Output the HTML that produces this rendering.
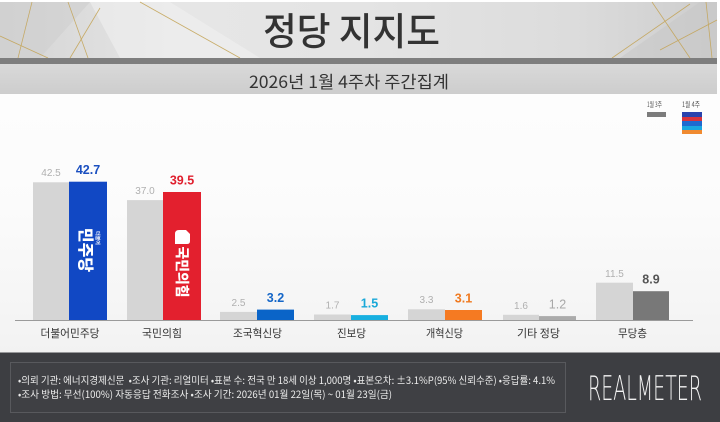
<!DOCTYPE html>
<html><head><meta charset="utf-8"><style>
html,body{margin:0;padding:0;background:#fff;}
svg{display:block;}
text{font-family:"Liberation Sans","Noto Sans CJK KR",sans-serif;}
.k{font-family:"Noto Sans CJK KR","Liberation Sans",sans-serif;}
</style></head><body>
<svg width="720" height="422" viewBox="0 0 720 422" xmlns="http://www.w3.org/2000/svg">
<defs>
<linearGradient id="hd" x1="0" y1="0" x2="1" y2="0">
<stop offset="0" stop-color="#d4d4d4"/><stop offset="0.25" stop-color="#e6e6e6"/>
<stop offset="0.5" stop-color="#e4e4e4"/><stop offset="0.8" stop-color="#dcdcdc"/><stop offset="1" stop-color="#cdcdcd"/>
</linearGradient>
<linearGradient id="bg" x1="0" y1="0" x2="0" y2="1">
<stop offset="0" stop-color="#ffffff"/><stop offset="0.5" stop-color="#fbfbfb"/><stop offset="1" stop-color="#eeeeee"/>
</linearGradient>
<linearGradient id="sb" x1="0" y1="0" x2="0" y2="1">
<stop offset="0" stop-color="#d9d9d9"/><stop offset="1" stop-color="#cdcdcd"/>
</linearGradient>
</defs>
<rect x="0" y="0" width="720" height="422" fill="url(#bg)"/>
<rect x="0" y="2" width="717" height="56" fill="url(#hd)"/>
<polygon points="0,2 90,2 40,58 0,58" fill="#cfcfcf" opacity="0.6"/>
<polygon points="90,2 170,2 260,58 120,58" fill="#f0f0f0" opacity="0.6"/>
<polygon points="620,58 700,2 717,2 717,58" fill="#c8c8c8" opacity="0.6"/>
<g stroke="#c4a55a" stroke-width="0.8" fill="none" opacity="0.9">
<line x1="32" y1="2" x2="18" y2="58"/>
<line x1="68" y1="2" x2="88" y2="58"/>
<line x1="0" y1="36" x2="48" y2="58"/>
<line x1="100" y1="8" x2="70" y2="58"/>
<line x1="140" y1="2" x2="240" y2="58"/>
<line x1="612" y1="58" x2="690" y2="4"/>
<line x1="652" y1="2" x2="690" y2="58"/>
<line x1="706" y1="2" x2="712" y2="58"/>
<line x1="660" y1="50" x2="717" y2="20"/>
</g>
<rect x="0" y="58" width="717" height="6" fill="#7e7e7e"/>
<rect x="0" y="64" width="717" height="30" fill="url(#sb)"/>
<text class="k" x="263" y="45" font-size="38" font-weight="500" fill="#333" textLength="177" lengthAdjust="spacingAndGlyphs">정당 지지도</text>
<text class="k" x="249" y="88" font-size="17" fill="#333" textLength="200" lengthAdjust="spacingAndGlyphs">2026년 1월 4주차 주간집계</text>

<text class="k" x="647" y="107" font-size="7.5" fill="#555" textLength="15" lengthAdjust="spacingAndGlyphs">1월 3주</text>
<rect x="647" y="112" width="19" height="5" fill="#7c7c7c"/>
<text class="k" x="682" y="107" font-size="7.5" fill="#555" textLength="18" lengthAdjust="spacingAndGlyphs">1월 4주</text>
<rect x="682" y="112" width="20" height="5" fill="#2a43ad"/>
<rect x="682" y="117" width="20" height="4" fill="#d8343c"/>
<rect x="682" y="121" width="20" height="5" fill="#1e6ad0"/>
<rect x="682" y="126" width="20" height="4" fill="#1aa8e0"/>
<rect x="682" y="130" width="20" height="4" fill="#f08a30"/>

<line x1="15" y1="320.5" x2="693" y2="320.5" stroke="#9a9a9a" stroke-width="1"/>

<g>
<rect x="33" y="182.3" width="36" height="137.7" fill="#d5d5d5"/>
<rect x="69" y="181.7" width="38" height="138.3" fill="#1148c4"/>
<rect x="127" y="200.1" width="36" height="119.9" fill="#d5d5d5"/>
<rect x="163" y="192" width="38" height="128" fill="#e3202e"/>
<rect x="220" y="311.9" width="37" height="8.1" fill="#d5d5d5"/>
<rect x="257" y="309.6" width="37" height="10.4" fill="#0a64c8"/>
<rect x="314" y="314.5" width="37" height="5.5" fill="#d5d5d5"/>
<rect x="351" y="315.1" width="37" height="4.9" fill="#18b0e0"/>
<rect x="408" y="309.3" width="37" height="10.7" fill="#d5d5d5"/>
<rect x="445" y="310" width="37" height="10" fill="#f57a22"/>
<rect x="503" y="314.8" width="36" height="5.2" fill="#d5d5d5"/>
<rect x="539" y="316.1" width="37" height="3.9" fill="#ababab"/>
<rect x="596" y="282.7" width="37" height="37.3" fill="#d5d5d5"/>
<rect x="633" y="291.2" width="36" height="28.8" fill="#787878"/>
</g>

<text class="k" transform="translate(80,250) rotate(90)" x="0" y="0" text-anchor="middle" font-size="16" font-weight="900" fill="#fff">민주당</text>
<text class="k" transform="translate(96,238) rotate(90)" x="0" y="0" text-anchor="middle" font-size="5" font-weight="700" fill="#fff">더불어</text>
<path d="M175,234 Q175,230 179,230 L186,230 L190,234 L190,241 Q190,244 187,244 L175,244 Z" fill="#fff"/>
<text class="k" transform="translate(177,272) rotate(90)" x="0" y="0" text-anchor="middle" font-size="14" font-weight="900" fill="#fff" textLength="51" lengthAdjust="spacingAndGlyphs">국민의힘</text>

<g font-size="10" fill="#b0b0b0" text-anchor="middle">
<text x="51" y="176">42.5</text>
<text x="145" y="194">37.0</text>
<text x="238.5" y="306">2.5</text>
<text x="332.5" y="308.5">1.7</text>
<text x="426.5" y="303">3.3</text>
<text x="521" y="309">1.6</text>
<text x="614.5" y="277">11.5</text>
</g>
<g font-size="12.5" font-weight="700" text-anchor="middle">
<text x="88" y="174" fill="#1a4fc0">42.7</text>
<text x="182" y="184.5" fill="#e0202e">39.5</text>
<text x="275.5" y="302" fill="#1466c8">3.2</text>
<text x="369.5" y="307.5" fill="#19a8d8">1.5</text>
<text x="463.5" y="302.5" fill="#f07a20">3.1</text>
<text x="557.5" y="308.5" fill="#a8a8a8" font-weight="400">1.2</text>
<text x="651" y="283.5" fill="#555">8.9</text>
</g>

<g class="k" font-size="11" fill="#333" text-anchor="middle">
<text class="k" x="70" y="337" textLength="59" lengthAdjust="spacingAndGlyphs">더불어민주당</text>
<text class="k" x="162" y="337" textLength="40" lengthAdjust="spacingAndGlyphs">국민의힘</text>
<text class="k" x="257.5" y="337" textLength="49" lengthAdjust="spacingAndGlyphs">조국혁신당</text>
<text class="k" x="351.5" y="337" textLength="29" lengthAdjust="spacingAndGlyphs">진보당</text>
<text class="k" x="444.5" y="337" textLength="37" lengthAdjust="spacingAndGlyphs">개혁신당</text>
<text class="k" x="538.5" y="337" textLength="43" lengthAdjust="spacingAndGlyphs">기타 정당</text>
<text class="k" x="632.5" y="337" textLength="29" lengthAdjust="spacingAndGlyphs">무당층</text>
</g>

<rect x="0" y="352.5" width="720" height="70" fill="#3d3e42"/>
<rect x="10.5" y="362.5" width="555" height="50" fill="#3f4044" stroke="#58595d" stroke-width="1"/>
<text class="k" x="18" y="384" font-size="10" fill="#ececec" textLength="537" lengthAdjust="spacingAndGlyphs">•의뢰 기관: 에너지경제신문 &#160;•조사 기관: 리얼미터 •표본 수: 전국 만 18세 이상 1,000명 •표본오차: ±3.1%P(95% 신뢰수준) •응답률: 4.1%</text>
<text class="k" x="18" y="398" font-size="10" fill="#ececec" textLength="374" lengthAdjust="spacingAndGlyphs">•조사 방법: 무선(100%) 자동응답 전화조사 •조사 기간: 2026년 01월 22일(목) ~ 01월 23일(금)</text>
<text x="588" y="400" font-size="34" font-weight="200" fill="#f2f2f2" style="font-family:'DejaVu Sans','Liberation Sans',sans-serif;font-weight:200" textLength="114" lengthAdjust="spacingAndGlyphs">REALMETER</text>
</svg>
</body></html>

▸ What is expected
Quote, please, every line of the material above from its start through the line that has "1월 4주차 주간집계</text>", reproducing the words exactly and dropping any images.

▸ Finished exercise
Output the HTML that produces this rendering.
<!DOCTYPE html>
<html><head><meta charset="utf-8"><style>
html,body{margin:0;padding:0;background:#fff;}
svg{display:block;}
text{font-family:"Liberation Sans","Noto Sans CJK KR",sans-serif;}
.k{font-family:"Noto Sans CJK KR","Liberation Sans",sans-serif;}
</style></head><body>
<svg width="720" height="422" viewBox="0 0 720 422" xmlns="http://www.w3.org/2000/svg">
<defs>
<linearGradient id="hd" x1="0" y1="0" x2="1" y2="0">
<stop offset="0" stop-color="#d4d4d4"/><stop offset="0.25" stop-color="#e6e6e6"/>
<stop offset="0.5" stop-color="#e4e4e4"/><stop offset="0.8" stop-color="#dcdcdc"/><stop offset="1" stop-color="#cdcdcd"/>
</linearGradient>
<linearGradient id="bg" x1="0" y1="0" x2="0" y2="1">
<stop offset="0" stop-color="#ffffff"/><stop offset="0.5" stop-color="#fbfbfb"/><stop offset="1" stop-color="#eeeeee"/>
</linearGradient>
<linearGradient id="sb" x1="0" y1="0" x2="0" y2="1">
<stop offset="0" stop-color="#d9d9d9"/><stop offset="1" stop-color="#cdcdcd"/>
</linearGradient>
</defs>
<rect x="0" y="0" width="720" height="422" fill="url(#bg)"/>
<rect x="0" y="2" width="717" height="56" fill="url(#hd)"/>
<polygon points="0,2 90,2 40,58 0,58" fill="#cfcfcf" opacity="0.6"/>
<polygon points="90,2 170,2 260,58 120,58" fill="#f0f0f0" opacity="0.6"/>
<polygon points="620,58 700,2 717,2 717,58" fill="#c8c8c8" opacity="0.6"/>
<g stroke="#c4a55a" stroke-width="0.8" fill="none" opacity="0.9">
<line x1="32" y1="2" x2="18" y2="58"/>
<line x1="68" y1="2" x2="88" y2="58"/>
<line x1="0" y1="36" x2="48" y2="58"/>
<line x1="100" y1="8" x2="70" y2="58"/>
<line x1="140" y1="2" x2="240" y2="58"/>
<line x1="612" y1="58" x2="690" y2="4"/>
<line x1="652" y1="2" x2="690" y2="58"/>
<line x1="706" y1="2" x2="712" y2="58"/>
<line x1="660" y1="50" x2="717" y2="20"/>
</g>
<rect x="0" y="58" width="717" height="6" fill="#7e7e7e"/>
<rect x="0" y="64" width="717" height="30" fill="url(#sb)"/>
<text class="k" x="263" y="45" font-size="38" font-weight="500" fill="#333" textLength="177" lengthAdjust="spacingAndGlyphs">정당 지지도</text>
<text class="k" x="249" y="88" font-size="17" fill="#333" textLength="200" lengthAdjust="spacingAndGlyphs">2026년 1월 4주차 주간집계</text>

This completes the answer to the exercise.